According to the Indian income tax system, each type of taxpayer is taxed differently.

Individual taxpayers are taxed according to their income bracket, while businesses and companies in India have a fixed tax rate applied to their taxable income.

Earnings are categorized into various tax brackets or slabs, with the tax rate increasing as income rises.

Different Types of Income - Taxable Income Categories

Now that you are familiar with what income tax is and who qualifies as a taxpayer, let's dive deeper into the various income categories according to the Income Tax Act 1961.

  • Salary Income

Income from salary and pension falls under this category and is subject to taxation.

  • Income from Property Rentals

Income earned from renting out property is taxable under this head.

  • Profits and Gains from Business or Profession

This category covers profits made by self-employed individuals, businesses, freelancers, contractors, and professionals like doctors, lawyers, chartered accountants, and others who run their own practices. It also includes income from tuition services.

  • Capital Gains Income

Profits earned from selling assets such as stocks, mutual funds, or real estate are taxed under this category.

  • Income from Other Sources

This category includes income such as interest from savings accounts, fixed deposits, and lottery winnings, all of which are taxable.

Income Tax Rates

Anyone earning over Rs. 5 lakhs annually is obligated to pay income tax for the financial year, which runs from April 1 to March 31.

The tax amount depends on the income tax slab applicable. Currently, the highest tax rate is 30%, with additional surcharges and cess applied.

For a detailed breakdown, you can refer to the income tax slab rates.

Important Income Tax Terms

Here are some key terms related to income tax:

  • Financial Year (FY)

The financial year is the 12-month period used by taxpayers for accounting and reporting income. It starts on April 1st and ends on March 31st of the next year.

The abbreviation used for this term is "FY." For instance, FY 2021-22 refers to the period from April 1st, 2021, to March 31st, 2022.

  • Assessment Year (AY)

The assessment year is the period from April 1st to March 31st, immediately following the financial year. This is the period when taxpayers evaluate their income for the previous financial year and pay taxes on it.

For example, if income is earned during FY 2021-22, the assessment year will be AY 2022-23.

  • PAN

The Permanent Account Number (PAN) is a unique 10-digit alphanumeric identifier issued to taxpayers by the Income Tax Department. It is used to track all tax-related transactions.

PAN must be provided when paying advance tax or self-assessment tax. It is also required when interacting with various organizations, such as banks or mutual fund companies, to facilitate the tracking of financial transactions.

  • Assessee

An assessee is a person or entity who assesses their income and pays tax as per the Income Tax Act.

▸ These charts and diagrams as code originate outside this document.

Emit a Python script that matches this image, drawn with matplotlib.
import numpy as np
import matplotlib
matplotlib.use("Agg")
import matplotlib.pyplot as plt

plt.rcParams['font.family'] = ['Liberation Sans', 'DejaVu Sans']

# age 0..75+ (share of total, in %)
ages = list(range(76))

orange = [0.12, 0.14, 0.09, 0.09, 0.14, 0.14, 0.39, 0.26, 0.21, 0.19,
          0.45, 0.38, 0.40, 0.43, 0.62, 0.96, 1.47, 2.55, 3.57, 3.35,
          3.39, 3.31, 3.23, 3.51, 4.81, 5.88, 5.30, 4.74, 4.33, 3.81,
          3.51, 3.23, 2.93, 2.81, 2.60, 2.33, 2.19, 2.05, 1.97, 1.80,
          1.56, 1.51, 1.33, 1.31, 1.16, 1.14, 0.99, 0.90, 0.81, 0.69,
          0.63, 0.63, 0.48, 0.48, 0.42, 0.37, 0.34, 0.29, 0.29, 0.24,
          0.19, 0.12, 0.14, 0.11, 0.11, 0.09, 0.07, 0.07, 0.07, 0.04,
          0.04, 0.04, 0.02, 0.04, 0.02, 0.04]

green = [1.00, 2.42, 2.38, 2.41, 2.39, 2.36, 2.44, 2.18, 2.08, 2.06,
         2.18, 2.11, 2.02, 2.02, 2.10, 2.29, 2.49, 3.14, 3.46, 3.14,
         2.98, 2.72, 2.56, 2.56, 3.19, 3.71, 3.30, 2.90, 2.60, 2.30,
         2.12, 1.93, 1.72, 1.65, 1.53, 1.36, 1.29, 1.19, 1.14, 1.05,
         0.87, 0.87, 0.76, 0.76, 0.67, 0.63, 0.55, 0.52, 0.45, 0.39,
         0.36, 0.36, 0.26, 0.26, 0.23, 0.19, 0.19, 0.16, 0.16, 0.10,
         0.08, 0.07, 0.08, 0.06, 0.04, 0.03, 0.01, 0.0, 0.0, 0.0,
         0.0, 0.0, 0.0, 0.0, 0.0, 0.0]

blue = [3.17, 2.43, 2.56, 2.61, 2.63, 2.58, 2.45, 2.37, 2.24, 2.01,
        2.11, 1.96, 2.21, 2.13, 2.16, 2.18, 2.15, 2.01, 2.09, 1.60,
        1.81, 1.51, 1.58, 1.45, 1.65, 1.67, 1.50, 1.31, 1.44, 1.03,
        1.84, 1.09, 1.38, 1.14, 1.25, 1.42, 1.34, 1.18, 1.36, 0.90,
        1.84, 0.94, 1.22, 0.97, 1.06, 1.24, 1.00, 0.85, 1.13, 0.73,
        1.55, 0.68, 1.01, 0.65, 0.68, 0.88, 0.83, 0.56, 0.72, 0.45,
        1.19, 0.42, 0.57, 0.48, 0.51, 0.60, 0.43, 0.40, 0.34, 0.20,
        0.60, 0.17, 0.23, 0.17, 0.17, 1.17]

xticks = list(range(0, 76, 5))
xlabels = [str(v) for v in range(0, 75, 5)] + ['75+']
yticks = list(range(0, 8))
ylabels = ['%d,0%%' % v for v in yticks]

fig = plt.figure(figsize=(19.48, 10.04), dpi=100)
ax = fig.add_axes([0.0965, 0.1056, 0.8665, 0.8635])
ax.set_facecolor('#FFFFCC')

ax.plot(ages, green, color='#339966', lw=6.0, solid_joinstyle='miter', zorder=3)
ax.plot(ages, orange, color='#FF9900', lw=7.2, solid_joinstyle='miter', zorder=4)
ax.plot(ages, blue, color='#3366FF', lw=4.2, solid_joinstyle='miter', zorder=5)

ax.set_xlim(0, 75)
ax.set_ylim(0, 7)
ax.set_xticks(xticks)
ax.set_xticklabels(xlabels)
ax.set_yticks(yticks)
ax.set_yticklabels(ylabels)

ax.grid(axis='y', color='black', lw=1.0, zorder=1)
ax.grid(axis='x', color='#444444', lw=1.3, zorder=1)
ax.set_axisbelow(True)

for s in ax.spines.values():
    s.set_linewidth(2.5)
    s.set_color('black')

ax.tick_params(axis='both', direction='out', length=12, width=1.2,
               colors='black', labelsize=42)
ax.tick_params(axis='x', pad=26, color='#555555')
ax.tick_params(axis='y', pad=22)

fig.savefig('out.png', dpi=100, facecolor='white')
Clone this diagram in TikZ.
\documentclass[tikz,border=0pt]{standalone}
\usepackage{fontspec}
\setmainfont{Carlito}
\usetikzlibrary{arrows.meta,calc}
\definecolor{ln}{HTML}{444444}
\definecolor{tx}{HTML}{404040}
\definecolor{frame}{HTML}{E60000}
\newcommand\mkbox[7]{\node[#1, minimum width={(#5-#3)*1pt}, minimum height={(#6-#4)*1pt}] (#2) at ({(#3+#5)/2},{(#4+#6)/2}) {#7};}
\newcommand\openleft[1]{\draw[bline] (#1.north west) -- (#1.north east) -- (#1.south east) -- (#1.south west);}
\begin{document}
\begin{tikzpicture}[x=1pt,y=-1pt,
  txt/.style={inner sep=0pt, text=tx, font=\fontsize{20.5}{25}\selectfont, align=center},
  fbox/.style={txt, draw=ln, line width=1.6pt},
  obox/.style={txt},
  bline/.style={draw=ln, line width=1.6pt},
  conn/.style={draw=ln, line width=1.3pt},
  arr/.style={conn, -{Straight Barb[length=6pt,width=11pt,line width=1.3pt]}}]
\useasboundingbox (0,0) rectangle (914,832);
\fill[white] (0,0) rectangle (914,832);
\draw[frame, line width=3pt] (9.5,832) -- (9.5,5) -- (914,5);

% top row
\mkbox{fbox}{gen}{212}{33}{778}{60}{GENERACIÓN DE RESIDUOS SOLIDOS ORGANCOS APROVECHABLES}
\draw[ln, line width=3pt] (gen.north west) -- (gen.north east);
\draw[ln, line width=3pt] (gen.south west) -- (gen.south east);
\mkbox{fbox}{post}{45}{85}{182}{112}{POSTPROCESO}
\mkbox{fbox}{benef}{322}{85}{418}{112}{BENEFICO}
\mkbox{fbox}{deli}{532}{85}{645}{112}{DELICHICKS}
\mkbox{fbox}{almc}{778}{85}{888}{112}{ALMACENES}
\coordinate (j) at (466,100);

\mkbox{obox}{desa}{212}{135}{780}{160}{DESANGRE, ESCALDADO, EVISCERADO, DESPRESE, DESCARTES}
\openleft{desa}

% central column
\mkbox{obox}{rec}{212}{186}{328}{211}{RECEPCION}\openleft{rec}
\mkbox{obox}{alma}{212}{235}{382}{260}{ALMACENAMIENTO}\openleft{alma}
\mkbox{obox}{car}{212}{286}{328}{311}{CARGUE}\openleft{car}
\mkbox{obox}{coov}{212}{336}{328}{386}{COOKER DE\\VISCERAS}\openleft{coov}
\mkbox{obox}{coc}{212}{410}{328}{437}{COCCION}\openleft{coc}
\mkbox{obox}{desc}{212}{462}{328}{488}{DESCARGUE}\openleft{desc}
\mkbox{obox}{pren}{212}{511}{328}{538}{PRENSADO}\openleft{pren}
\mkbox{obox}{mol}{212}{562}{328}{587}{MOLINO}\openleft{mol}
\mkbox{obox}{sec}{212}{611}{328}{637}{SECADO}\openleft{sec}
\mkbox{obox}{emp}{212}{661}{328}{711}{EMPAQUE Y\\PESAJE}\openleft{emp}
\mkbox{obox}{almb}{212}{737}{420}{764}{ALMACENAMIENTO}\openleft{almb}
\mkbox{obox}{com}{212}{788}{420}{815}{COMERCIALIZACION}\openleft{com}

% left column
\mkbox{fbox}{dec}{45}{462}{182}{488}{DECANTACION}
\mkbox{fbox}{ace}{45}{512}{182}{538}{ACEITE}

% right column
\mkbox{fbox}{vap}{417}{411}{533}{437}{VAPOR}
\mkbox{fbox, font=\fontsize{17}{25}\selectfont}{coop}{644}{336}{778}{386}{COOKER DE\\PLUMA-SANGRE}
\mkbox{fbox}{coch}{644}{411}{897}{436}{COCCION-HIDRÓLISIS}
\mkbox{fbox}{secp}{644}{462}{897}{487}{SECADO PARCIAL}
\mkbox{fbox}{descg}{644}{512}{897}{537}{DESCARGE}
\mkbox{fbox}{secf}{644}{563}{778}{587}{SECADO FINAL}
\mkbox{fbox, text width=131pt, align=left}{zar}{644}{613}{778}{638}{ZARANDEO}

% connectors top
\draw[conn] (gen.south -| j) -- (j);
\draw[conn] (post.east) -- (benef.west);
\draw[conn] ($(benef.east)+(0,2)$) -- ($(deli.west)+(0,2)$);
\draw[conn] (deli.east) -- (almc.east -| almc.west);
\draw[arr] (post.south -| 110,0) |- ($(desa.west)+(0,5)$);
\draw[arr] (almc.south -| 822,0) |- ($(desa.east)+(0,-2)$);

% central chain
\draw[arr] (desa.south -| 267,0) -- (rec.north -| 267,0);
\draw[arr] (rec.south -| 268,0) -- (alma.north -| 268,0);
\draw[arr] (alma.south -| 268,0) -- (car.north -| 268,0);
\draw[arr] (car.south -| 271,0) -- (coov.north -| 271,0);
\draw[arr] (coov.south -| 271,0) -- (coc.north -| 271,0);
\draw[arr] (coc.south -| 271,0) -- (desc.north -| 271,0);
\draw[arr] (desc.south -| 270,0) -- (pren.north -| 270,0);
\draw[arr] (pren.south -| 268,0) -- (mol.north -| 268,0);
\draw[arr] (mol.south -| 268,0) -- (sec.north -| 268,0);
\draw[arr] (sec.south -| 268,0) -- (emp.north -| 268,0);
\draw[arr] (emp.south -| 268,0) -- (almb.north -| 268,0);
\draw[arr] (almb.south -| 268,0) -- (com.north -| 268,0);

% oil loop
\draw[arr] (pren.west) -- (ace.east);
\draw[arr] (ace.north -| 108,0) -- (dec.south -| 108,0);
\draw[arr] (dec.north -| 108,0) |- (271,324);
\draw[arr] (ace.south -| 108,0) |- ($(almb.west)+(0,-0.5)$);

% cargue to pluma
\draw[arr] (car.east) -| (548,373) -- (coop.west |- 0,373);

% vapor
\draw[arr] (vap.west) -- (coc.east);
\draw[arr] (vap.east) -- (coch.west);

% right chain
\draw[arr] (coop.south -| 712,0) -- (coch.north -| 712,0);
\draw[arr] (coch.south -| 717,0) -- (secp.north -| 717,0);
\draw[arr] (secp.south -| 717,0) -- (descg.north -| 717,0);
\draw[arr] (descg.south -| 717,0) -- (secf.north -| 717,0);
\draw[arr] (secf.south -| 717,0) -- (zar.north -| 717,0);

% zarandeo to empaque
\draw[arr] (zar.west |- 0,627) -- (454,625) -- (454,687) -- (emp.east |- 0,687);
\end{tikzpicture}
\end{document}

An assessee can be an individual, company, partnership, or other entities such as trusts or associations.

  • Indian Residents vs NRIs

Tax liability in India is based on residency status. Indian residents must pay tax on their global income, including both income earned in India and abroad.

Non-Residents (NRIs) are only taxed on income earned in India. Residency status must be determined for each fiscal year when taxes are calculated.

  • TAN

TAN (Tax Deduction and Collection Account Number) is a unique 10-digit alphanumeric number issued to individuals or organizations responsible for deducting or collecting taxes at source (TDS/TCS).

How to Calculate Income Tax?

Taxable income depends on the type of earnings. For example, salaried individuals may claim exemptions for allowances.

Taxpayers, including individuals and HUFs, can claim deductions under sections 80C to 80U, and subtract this from their gross income to calculate their tax liability. Additionally, taxes already paid, such as advance tax or TDS, should be adjusted accordingly. The effect of rebates under Section 87A and reliefs under sections 89, 90, and 91 must also be factored in.

All sources of income must be declared in the tax return, with exemptions for some incomes such as dividend income from Indian companies or LTCG on listed equity shares up to Rs 1 lakh in a fiscal year.

Follow these steps for a quick guideline to calculate your tax:

  • List all sources of income, including salary, rental income, interest income, capital gains, or profits from business or profession.

  • Remove any legally exempt income.

  • Claim all relevant deductions for each source, like claiming a standard deduction of Rs. 50,000 for salary income or municipal taxes for rental income.

  • Claim exemptions under each income category, such as exemption on reinvested capital gains.

  • Claim applicable deductions from total income, such as under sections 80C, 80D, 80TTA, and so on.

  • Finally, calculate your taxable income, determine your tax bracket, and compute the tax payable.